Hello all,
I'm looking for some opinions on our current topology and how a disaster recovery plan would shake out in the real world on an ovirt/gluster clustered system.
Please ignore the RH references in the attached diagram, we're still on the fence if we're going with support or not.
The Plan
At HQ site:
Two Gluster nodes running as replica's.
~4 Virt notes
1 Manager node (likely running on as separate kvm HA VM)
Offsite:
1 Gluster node acting as a geo-replication target
1 Virt node
1 Manager in standby (waiting to recover db backup)
*Even better would be using both nodes at this site as one striped gluster volume, standby Manager, and Virt nodes to eliminate the standby Manager box, decrease costs and increase virt resources, but I'm not sure this is doable quite yet.*
During regular operations we're replicating our gluster storage offsite with geo-replication.

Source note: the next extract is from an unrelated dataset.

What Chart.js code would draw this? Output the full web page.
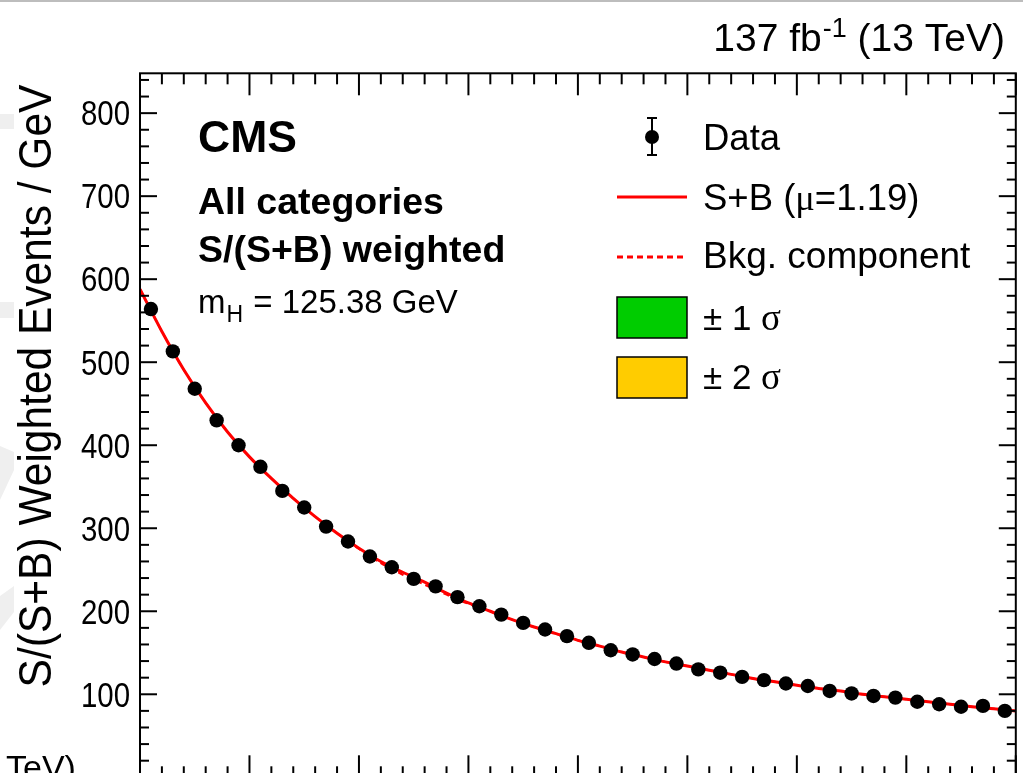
<!DOCTYPE html>
<html><head><meta charset="utf-8">
<script src="https://cdn.jsdelivr.net/npm/chart.js@4.4.1/dist/chart.umd.min.js"></script>
<style>html,body{margin:0;padding:0;background:#fff;overflow:hidden;width:1023px;height:773px}canvas{display:block}</style>
</head><body>
<canvas id="c" width="1023" height="800"></canvas>
<script>
// Diphoton mass bin centres (GeV)
const massBins = [101,103,105,107,109,111,113,115,117,119,121,123,125,127,129,131,133,135,137,139,
                  141,143,145,147,149,151,153,155,157,159,161,163,165,167,169,171,173,175,177,179];
// S/(S+B) weighted events / GeV (data)
const dataValues = [564,513,468,430,400,374,345,325,302,284,266,253,239,230,217,206,196,186,178,170,
                    162,153,148,142.5,137,130,126,121,117,113,110,104,101,98,96,91,88,85,86,80];
// Fit curve sampling masses (GeV)
const fitMass = [100,102,104,106,108,110,112,114,116,118,120,122,124,126,128,130,132,134,136,138,140,
                 142,144,146,148,150,152,154,156,158,160,162,164,166,168,170,172,174,176,178,180];
// S+B fit (mu = 1.19)
const sbValues = [588,537,491,451,416,386,360,336,314,294,276,260,247,235,222,210,200,190,181,173,165,
                  158,151,145,139,134,129,124,119,115,111,107,104,100,97,94,91,88,85,82.5,80];
// Background component
const bkgValues = [588,537,491,451,416,386,360,336,314,294,275,258,244,232,220,209,200,190,181,173,165,
                   158,151,145,139,134,129,124,119,115,111,107,104,100,97,94,91,88,85,82.5,80];
const yTickValues = [100,200,300,400,500,600,700,800];
const xRange = [100,180];
const yRange = [0,848];

const SANS = '"Liberation Sans", Arial, Helvetica, sans-serif';
const SERIF = '"Liberation Serif", "Times New Roman", serif';

const decor = {
  id:'decor',
  afterDraw(chart){
    const ctx = chart.ctx, a = chart.chartArea, xs = chart.scales.x, ys = chart.scales.y;
    ctx.save();
    // top grey line
    ctx.fillStyle = '#bdbdbd'; ctx.fillRect(0,0,1023,2);
    // faint watermark fragments at the left edge
    ctx.fillStyle = '#efefef';
    ctx.fillRect(0,114,14,15);
    ctx.fillRect(0,302,14,16);
    ctx.beginPath(); ctx.moveTo(0,446); ctx.lineTo(14,452); ctx.lineTo(14,470); ctx.lineTo(0,500); ctx.closePath(); ctx.fill();
    ctx.beginPath(); ctx.moveTo(0,596); ctx.lineTo(14,586); ctx.lineTo(14,612); ctx.lineTo(0,630); ctx.closePath(); ctx.fill();
    // frame
    ctx.strokeStyle = '#000'; ctx.lineWidth = 2;
    ctx.strokeRect(a.left, a.top, a.right-a.left, a.bottom-a.top);
    const line = (x1,y1,x2,y2)=>{ctx.beginPath();ctx.moveTo(x1,y1);ctx.lineTo(x2,y2);ctx.stroke();};
    for (let m = xRange[0]; m <= xRange[1]; m += 2) {
      const px = xs.getPixelForValue(m), len = (m % 10 === 0) ? 22 : 11;
      line(px, a.top, px, a.top+len); line(px, a.bottom, px, a.bottom-len);
    }
    for (let v = yRange[0]; v <= yRange[1]; v += 20) {
      const py = ys.getPixelForValue(v), len = (v % 100 === 0) ? 17 : 9;
      line(a.left, py, a.left+len, py); line(a.right, py, a.right-len, py);
    }
    ctx.fillStyle = '#000';
    ctx.textBaseline = 'alphabetic';
    // y tick labels (right aligned)
    ctx.font = '32px ' + SANS; ctx.textAlign = 'right';
    yTickValues.forEach(v => {
      const py = ys.getPixelForValue(v);
      ctx.save(); ctx.translate(130, py + 12.3); ctx.scale(0.92, 1.08);
      ctx.fillText(String(v), 0, 0); ctx.restore();
    });
    // y title
    ctx.save();
    ctx.translate(51, 386); ctx.rotate(-Math.PI/2); ctx.scale(1, 1.1);
    ctx.font = '42.5px ' + SANS; ctx.textAlign = 'center';
    ctx.fillText('S/(S+B) Weighted Events / GeV', 0, 0);
    ctx.restore();
    // top right lumi
    ctx.textAlign = 'left';
    ctx.font = '39px ' + SANS;
    const p1 = '137 fb', p2 = '-1', p3 = ' (13 TeV)';
    const w1 = ctx.measureText(p1).width, w3 = ctx.measureText(p3).width;
    ctx.font = '27px ' + SANS; const w2 = ctx.measureText(p2).width;
    let x0 = 1004 - (w1 + w2 + w3);
    ctx.font = '39px ' + SANS; ctx.fillText(p1, x0, 51);
    ctx.font = '27px ' + SANS; ctx.fillText(p2, x0 + w1 + 1, 37);
    ctx.font = '39px ' + SANS; ctx.fillText(p3, x0 + w1 + w2 + 1, 51);
    // CMS labels
    ctx.font = 'bold 44.5px ' + SANS; ctx.fillText('CMS', 198, 152);
    ctx.font = 'bold 37.5px ' + SANS; ctx.fillText('All categories', 198, 214);
    ctx.fillText('S/(S+B) weighted', 198, 262);
    ctx.font = '33px ' + SANS; ctx.fillText('m', 198, 313);
    const mw = ctx.measureText('m').width;
    ctx.font = '23px ' + SANS; ctx.fillText('H', 198 + mw + 1, 322);
    const hw = ctx.measureText('H').width;
    ctx.font = '33px ' + SANS; ctx.fillText(' = 125.38 GeV', 198 + mw + hw + 2, 313);
    // legend
    const lx = 703;
    ctx.font = '36.5px ' + SANS;
    ctx.fillText('Data', lx, 150);
    line(652, 118, 652, 155); line(647, 118, 657, 118); line(647, 155, 657, 155);
    ctx.beginPath(); ctx.arc(652, 137, 7, 0, Math.PI*2); ctx.fill();
    ctx.fillText('S+B (', lx, 210);
    let w = ctx.measureText('S+B (').width;
    ctx.font = '36.5px ' + SERIF; ctx.fillText('\u03bc', lx + w, 210);
    w += ctx.measureText('\u03bc').width;
    ctx.font = '36.5px ' + SANS; ctx.fillText('=1.19)', lx + w, 210);
    ctx.strokeStyle = '#ff0000'; ctx.lineWidth = 3; line(617, 197, 687, 197);
    ctx.setLineDash([6,4]); line(617, 257, 687, 257); ctx.setLineDash([]);
    ctx.font = '37px ' + SANS;
    ctx.fillText('Bkg. component', lx, 268);
    ctx.strokeStyle = '#000'; ctx.lineWidth = 1.5;
    ctx.fillStyle = '#00cc00'; ctx.fillRect(617, 297, 70, 41); ctx.strokeRect(617, 297, 70, 41);
    ctx.fillStyle = '#ffcc00'; ctx.fillRect(617, 357, 70, 41); ctx.strokeRect(617, 357, 70, 41);
    ctx.fillStyle = '#000';
    const sig = (num, y) => {
      ctx.font = '35px ' + SANS; const t = '\u00b1 ' + num + ' ';
      ctx.fillText(t, lx, y); const tw = ctx.measureText(t).width;
      ctx.font = '37px ' + SERIF; ctx.fillText('\u03c3', lx + tw, y);
    };
    sig('1', 330); sig('2', 389);
    // fragment of neighbouring panel label
    ctx.font = '34px ' + SANS; ctx.fillText('TeV)', 6, 779);
    ctx.restore();
  }
};

new Chart(document.getElementById('c'), {
  type: 'scatter',
  data: { datasets: [
    { label:'Data', data: massBins.map((m,i)=>({x:m, y:dataValues[i]})),
      pointRadius:7.2, pointBackgroundColor:'#000', pointBorderWidth:0, showLine:false, order:0 },
    { label:'S+B', type:'line', data: fitMass.map((m,i)=>({x:m, y:sbValues[i]})),
      borderColor:'#ff0000', borderWidth:3, pointRadius:0, cubicInterpolationMode:'monotone', fill:false, order:1 },
    { label:'Bkg. component', type:'line', data: fitMass.map((m,i)=>({x:m, y:bkgValues[i]})),
      borderColor:'#ff0000', borderWidth:2, borderDash:[6,4], pointRadius:0, cubicInterpolationMode:'monotone', fill:false, order:2 }
  ]},
  options: {
    responsive:false, animation:false, devicePixelRatio:1,
    layout:{ padding:{ left:0, top:73.3, right:4, bottom:22.7 } },
    plugins:{ legend:{display:false}, tooltip:{enabled:false} },
    scales:{
      x:{ type:'linear', min:xRange[0], max:xRange[1], display:false },
      y:{ type:'linear', min:yRange[0], max:yRange[1],
          afterFit(s){ s.width = 140; },
          grid:{ display:false, drawTicks:false }, border:{ display:false },
          afterBuildTicks(s){ s.ticks = yTickValues.map(v=>({value:v})); },
          ticks:{ display:false } }
    }
  },
  plugins:[decor]
});
</script>
</body></html>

In the event of a disaster (for simplicity we'll say the server room becomes unusable) I would want to recover the Manager at the offsite location from a backup, add the geo-replicated gluster storage domain as the normal domain, then start spinning up the business critical VM's. With a router in-place and some external DNS changes we should be able to keep our VPN accessible and all our internal resources available to mobile/home workers, or in this simple case even from our normal office location (already have the site-to-site VPN active).
I'm planning on using a vpls solution to extend the VM subnet and storage/virt subnet across both sites so we don't need to worry about dns/IP changes in the middle of recovery.
I think the biggest question so far is can we smoothly replace the normal storage domain on ovirt with the geo-replicated storage domain in the DR situation off-site?
I've tried to layout most of the high level stuff here so if anyone sees any flaws or potential gotcha's feel free to chime in. I can provide more detail if necessary.
Thanks!